Materials Needed: images from New Victory Dance 2025: Program C

  1. Gather students in a circle and tell them that they are about to embark on an emotional journey by exploring the imagery from a few dance companies.
  2. Show images from each dance company (see the second page of the attached handout). Have a brief discussion about each photo. Ask kids questions like: What do kids see? What do they notice and wonder about?
  3. Next, ask kids to stay in a full group or find their own space in the room. Then, as you show images from each company, begin to play different styles of music. Invite them to activate their emotions by becoming living statues, striking a pose representative of a unique feeling, emotion or range of emotions inspired by the photo(s) they’re seeing. For example, if a photo and its accompanying music sounds or feels mysterious, they might strike an inquisitive pose or perhaps cower in fear. Hold space for their imaginations to run free as they become a gallery of emotion-inspired sculptures.
  4. Ask volunteers to share their chosen pose or sequence of poses with the group, explaining which photo and piece of music inspired their pose and why.
  5. Next, point students to chart paper located in four different parts of the room, each labeled with different emotions (e.g., Sadness, Curiosity, Anger, Wonder).
  6. Ask students to walk to the emotion that most accurately matches the pose they created. Note: If students created more than one pose, you might choose to move through this step more than once.
  7. Finally, invite them to stand near the chart paper that represents the emotion they expect to feel while watching each dance piece in New Victory Dance.
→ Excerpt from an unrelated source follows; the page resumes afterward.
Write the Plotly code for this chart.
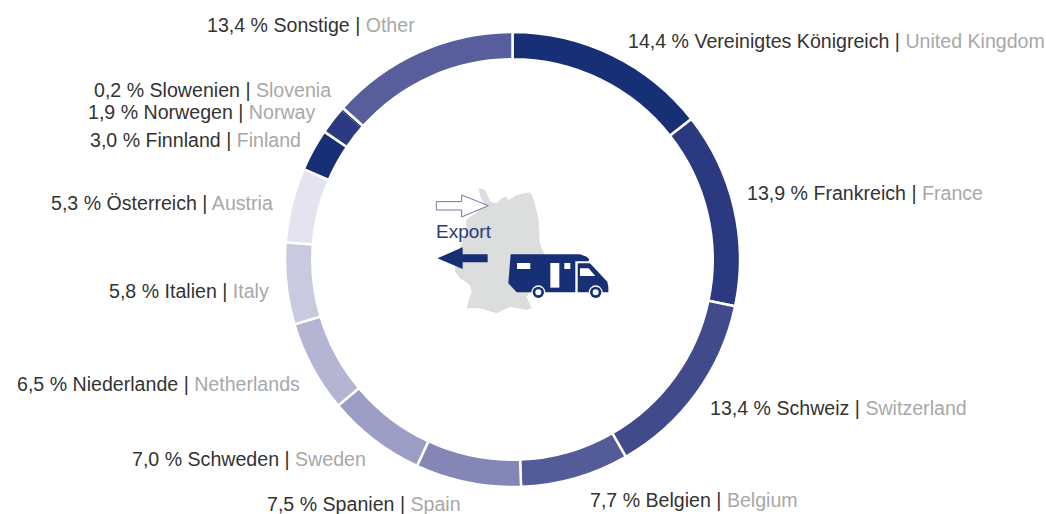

As before, if students feel pulled to more than one emotion, hold space for them to move within that spectrum and facilitate a conversation about that range of emotions.
  8. Gather the students back in a circle and take time to reflect on this physical and emotional exploration.

Reflection Questions:

  • What were some of your favorite moments from today’s activity?
  • What was it like to explore emotions through gestures and poses?
  • How do you think the emotions you felt while examining photos and listening to music might evolve while watching these live dance pieces?